SOURCE RECORDS:
* Begin *

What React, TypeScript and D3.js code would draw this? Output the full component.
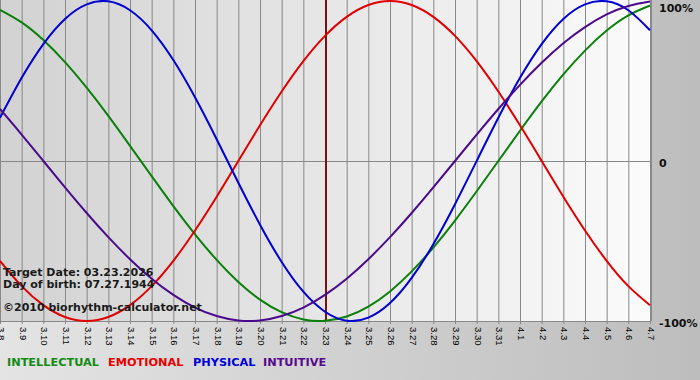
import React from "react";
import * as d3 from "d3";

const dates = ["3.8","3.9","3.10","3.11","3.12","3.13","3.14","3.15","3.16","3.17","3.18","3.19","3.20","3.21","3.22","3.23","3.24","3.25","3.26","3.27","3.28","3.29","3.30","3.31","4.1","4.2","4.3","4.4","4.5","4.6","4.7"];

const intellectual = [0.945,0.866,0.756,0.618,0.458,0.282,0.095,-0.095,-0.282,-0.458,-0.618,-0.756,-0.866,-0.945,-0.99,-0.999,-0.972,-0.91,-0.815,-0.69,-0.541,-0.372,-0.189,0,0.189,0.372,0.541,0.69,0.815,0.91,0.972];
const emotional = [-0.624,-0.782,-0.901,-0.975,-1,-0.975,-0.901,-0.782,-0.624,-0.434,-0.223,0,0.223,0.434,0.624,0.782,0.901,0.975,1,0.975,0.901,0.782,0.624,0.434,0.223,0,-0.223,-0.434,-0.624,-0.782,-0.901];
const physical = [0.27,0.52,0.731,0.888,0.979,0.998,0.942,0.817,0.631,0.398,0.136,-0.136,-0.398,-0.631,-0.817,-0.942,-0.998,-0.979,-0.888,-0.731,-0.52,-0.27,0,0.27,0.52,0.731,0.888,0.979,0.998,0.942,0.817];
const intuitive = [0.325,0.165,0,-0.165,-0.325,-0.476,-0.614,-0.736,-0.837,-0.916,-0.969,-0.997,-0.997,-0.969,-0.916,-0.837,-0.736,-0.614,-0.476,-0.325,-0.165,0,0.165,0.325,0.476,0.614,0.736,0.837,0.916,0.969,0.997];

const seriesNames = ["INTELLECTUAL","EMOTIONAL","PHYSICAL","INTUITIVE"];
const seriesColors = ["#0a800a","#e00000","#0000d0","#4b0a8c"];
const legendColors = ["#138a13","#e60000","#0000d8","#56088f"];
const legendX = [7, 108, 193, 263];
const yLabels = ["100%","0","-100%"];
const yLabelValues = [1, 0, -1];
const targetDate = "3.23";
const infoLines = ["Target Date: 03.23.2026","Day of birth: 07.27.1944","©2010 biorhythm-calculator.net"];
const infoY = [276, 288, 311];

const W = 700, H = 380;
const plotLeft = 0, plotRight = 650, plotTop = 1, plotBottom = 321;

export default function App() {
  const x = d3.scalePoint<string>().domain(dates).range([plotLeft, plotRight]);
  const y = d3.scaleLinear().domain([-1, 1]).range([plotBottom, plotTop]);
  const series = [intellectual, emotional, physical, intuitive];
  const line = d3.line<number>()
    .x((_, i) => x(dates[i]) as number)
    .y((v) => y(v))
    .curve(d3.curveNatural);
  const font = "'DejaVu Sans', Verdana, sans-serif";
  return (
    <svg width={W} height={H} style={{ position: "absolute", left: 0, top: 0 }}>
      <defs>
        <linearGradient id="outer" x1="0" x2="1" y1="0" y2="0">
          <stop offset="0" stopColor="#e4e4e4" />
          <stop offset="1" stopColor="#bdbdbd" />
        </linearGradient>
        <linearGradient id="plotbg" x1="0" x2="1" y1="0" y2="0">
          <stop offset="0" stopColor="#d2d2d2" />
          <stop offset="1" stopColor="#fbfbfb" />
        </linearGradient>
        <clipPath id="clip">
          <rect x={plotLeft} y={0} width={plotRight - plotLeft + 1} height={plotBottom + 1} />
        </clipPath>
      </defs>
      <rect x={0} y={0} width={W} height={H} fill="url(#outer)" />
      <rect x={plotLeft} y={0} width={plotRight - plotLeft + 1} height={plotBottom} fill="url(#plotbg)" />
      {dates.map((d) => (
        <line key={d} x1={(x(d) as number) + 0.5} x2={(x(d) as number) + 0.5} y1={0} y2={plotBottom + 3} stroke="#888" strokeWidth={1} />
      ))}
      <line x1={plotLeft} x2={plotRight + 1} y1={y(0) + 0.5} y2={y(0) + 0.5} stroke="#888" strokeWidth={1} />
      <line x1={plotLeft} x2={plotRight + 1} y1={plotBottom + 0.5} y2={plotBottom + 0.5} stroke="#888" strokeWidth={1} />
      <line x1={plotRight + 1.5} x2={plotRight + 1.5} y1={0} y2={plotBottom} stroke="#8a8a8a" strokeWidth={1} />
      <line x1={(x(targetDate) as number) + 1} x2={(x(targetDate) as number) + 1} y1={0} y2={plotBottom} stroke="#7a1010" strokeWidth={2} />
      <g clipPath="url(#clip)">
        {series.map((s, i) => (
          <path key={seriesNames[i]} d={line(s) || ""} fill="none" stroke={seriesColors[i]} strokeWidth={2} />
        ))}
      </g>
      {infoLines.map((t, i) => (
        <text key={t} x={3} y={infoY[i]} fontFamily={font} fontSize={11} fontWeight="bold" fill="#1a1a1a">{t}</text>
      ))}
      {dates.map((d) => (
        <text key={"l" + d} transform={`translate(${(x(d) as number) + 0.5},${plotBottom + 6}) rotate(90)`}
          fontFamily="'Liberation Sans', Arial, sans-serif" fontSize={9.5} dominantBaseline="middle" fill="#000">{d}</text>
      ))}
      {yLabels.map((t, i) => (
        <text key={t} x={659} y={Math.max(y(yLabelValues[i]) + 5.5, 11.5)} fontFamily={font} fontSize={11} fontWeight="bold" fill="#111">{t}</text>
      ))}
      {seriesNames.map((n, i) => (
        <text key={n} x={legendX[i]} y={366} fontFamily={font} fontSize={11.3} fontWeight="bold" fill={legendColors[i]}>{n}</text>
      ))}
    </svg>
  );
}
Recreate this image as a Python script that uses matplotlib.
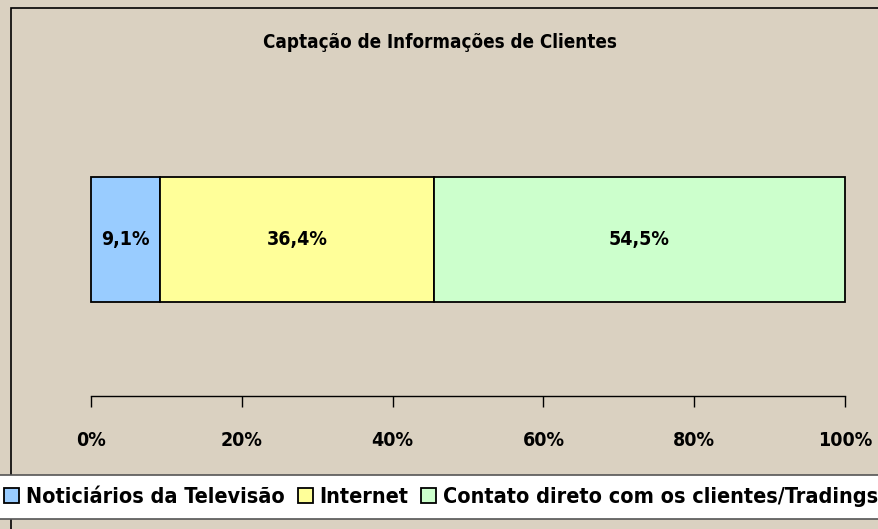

* End *

SHORT PROBLEM:
Write out every line above exactly as it is, leaving out the pictures.

EXERCISE SOLUTION:
What React, TypeScript and D3.js code would draw this? Output the full component.
import React from "react";
import * as d3 from "d3";

const dates = ["3.8","3.9","3.10","3.11","3.12","3.13","3.14","3.15","3.16","3.17","3.18","3.19","3.20","3.21","3.22","3.23","3.24","3.25","3.26","3.27","3.28","3.29","3.30","3.31","4.1","4.2","4.3","4.4","4.5","4.6","4.7"];

const intellectual = [0.945,0.866,0.756,0.618,0.458,0.282,0.095,-0.095,-0.282,-0.458,-0.618,-0.756,-0.866,-0.945,-0.99,-0.999,-0.972,-0.91,-0.815,-0.69,-0.541,-0.372,-0.189,0,0.189,0.372,0.541,0.69,0.815,0.91,0.972];
const emotional = [-0.624,-0.782,-0.901,-0.975,-1,-0.975,-0.901,-0.782,-0.624,-0.434,-0.223,0,0.223,0.434,0.624,0.782,0.901,0.975,1,0.975,0.901,0.782,0.624,0.434,0.223,0,-0.223,-0.434,-0.624,-0.782,-0.901];
const physical = [0.27,0.52,0.731,0.888,0.979,0.998,0.942,0.817,0.631,0.398,0.136,-0.136,-0.398,-0.631,-0.817,-0.942,-0.998,-0.979,-0.888,-0.731,-0.52,-0.27,0,0.27,0.52,0.731,0.888,0.979,0.998,0.942,0.817];
const intuitive = [0.325,0.165,0,-0.165,-0.325,-0.476,-0.614,-0.736,-0.837,-0.916,-0.969,-0.997,-0.997,-0.969,-0.916,-0.837,-0.736,-0.614,-0.476,-0.325,-0.165,0,0.165,0.325,0.476,0.614,0.736,0.837,0.916,0.969,0.997];

const seriesNames = ["INTELLECTUAL","EMOTIONAL","PHYSICAL","INTUITIVE"];
const seriesColors = ["#0a800a","#e00000","#0000d0","#4b0a8c"];
const legendColors = ["#138a13","#e60000","#0000d8","#56088f"];
const legendX = [7, 108, 193, 263];
const yLabels = ["100%","0","-100%"];
const yLabelValues = [1, 0, -1];
const targetDate = "3.23";
const infoLines = ["Target Date: 03.23.2026","Day of birth: 07.27.1944","©2010 biorhythm-calculator.net"];
const infoY = [276, 288, 311];

const W = 700, H = 380;
const plotLeft = 0, plotRight = 650, plotTop = 1, plotBottom = 321;

export default function App() {
  const x = d3.scalePoint<string>().domain(dates).range([plotLeft, plotRight]);
  const y = d3.scaleLinear().domain([-1, 1]).range([plotBottom, plotTop]);
  const series = [intellectual, emotional, physical, intuitive];
  const line = d3.line<number>()
    .x((_, i) => x(dates[i]) as number)
    .y((v) => y(v))
    .curve(d3.curveNatural);
  const font = "'DejaVu Sans', Verdana, sans-serif";
  return (
    <svg width={W} height={H} style={{ position: "absolute", left: 0, top: 0 }}>
      <defs>
        <linearGradient id="outer" x1="0" x2="1" y1="0" y2="0">
          <stop offset="0" stopColor="#e4e4e4" />
          <stop offset="1" stopColor="#bdbdbd" />
        </linearGradient>
        <linearGradient id="plotbg" x1="0" x2="1" y1="0" y2="0">
          <stop offset="0" stopColor="#d2d2d2" />
          <stop offset="1" stopColor="#fbfbfb" />
        </linearGradient>
        <clipPath id="clip">
          <rect x={plotLeft} y={0} width={plotRight - plotLeft + 1} height={plotBottom + 1} />
        </clipPath>
      </defs>
      <rect x={0} y={0} width={W} height={H} fill="url(#outer)" />
      <rect x={plotLeft} y={0} width={plotRight - plotLeft + 1} height={plotBottom} fill="url(#plotbg)" />
      {dates.map((d) => (
        <line key={d} x1={(x(d) as number) + 0.5} x2={(x(d) as number) + 0.5} y1={0} y2={plotBottom + 3} stroke="#888" strokeWidth={1} />
      ))}
      <line x1={plotLeft} x2={plotRight + 1} y1={y(0) + 0.5} y2={y(0) + 0.5} stroke="#888" strokeWidth={1} />
      <line x1={plotLeft} x2={plotRight + 1} y1={plotBottom + 0.5} y2={plotBottom + 0.5} stroke="#888" strokeWidth={1} />
      <line x1={plotRight + 1.5} x2={plotRight + 1.5} y1={0} y2={plotBottom} stroke="#8a8a8a" strokeWidth={1} />
      <line x1={(x(targetDate) as number) + 1} x2={(x(targetDate) as number) + 1} y1={0} y2={plotBottom} stroke="#7a1010" strokeWidth={2} />
      <g clipPath="url(#clip)">
        {series.map((s, i) => (
          <path key={seriesNames[i]} d={line(s) || ""} fill="none" stroke={seriesColors[i]} strokeWidth={2} />
        ))}
      </g>
      {infoLines.map((t, i) => (
        <text key={t} x={3} y={infoY[i]} fontFamily={font} fontSize={11} fontWeight="bold" fill="#1a1a1a">{t}</text>
      ))}
      {dates.map((d) => (
        <text key={"l" + d} transform={`translate(${(x(d) as number) + 0.5},${plotBottom + 6}) rotate(90)`}
          fontFamily="'Liberation Sans', Arial, sans-serif" fontSize={9.5} dominantBaseline="middle" fill="#000">{d}</text>
      ))}
      {yLabels.map((t, i) => (
        <text key={t} x={659} y={Math.max(y(yLabelValues[i]) + 5.5, 11.5)} fontFamily={font} fontSize={11} fontWeight="bold" fill="#111">{t}</text>
      ))}
      {seriesNames.map((n, i) => (
        <text key={n} x={legendX[i]} y={366} fontFamily={font} fontSize={11.3} fontWeight="bold" fill={legendColors[i]}>{n}</text>
      ))}
    </svg>
  );
}
Recreate this image as a Python script that uses matplotlib.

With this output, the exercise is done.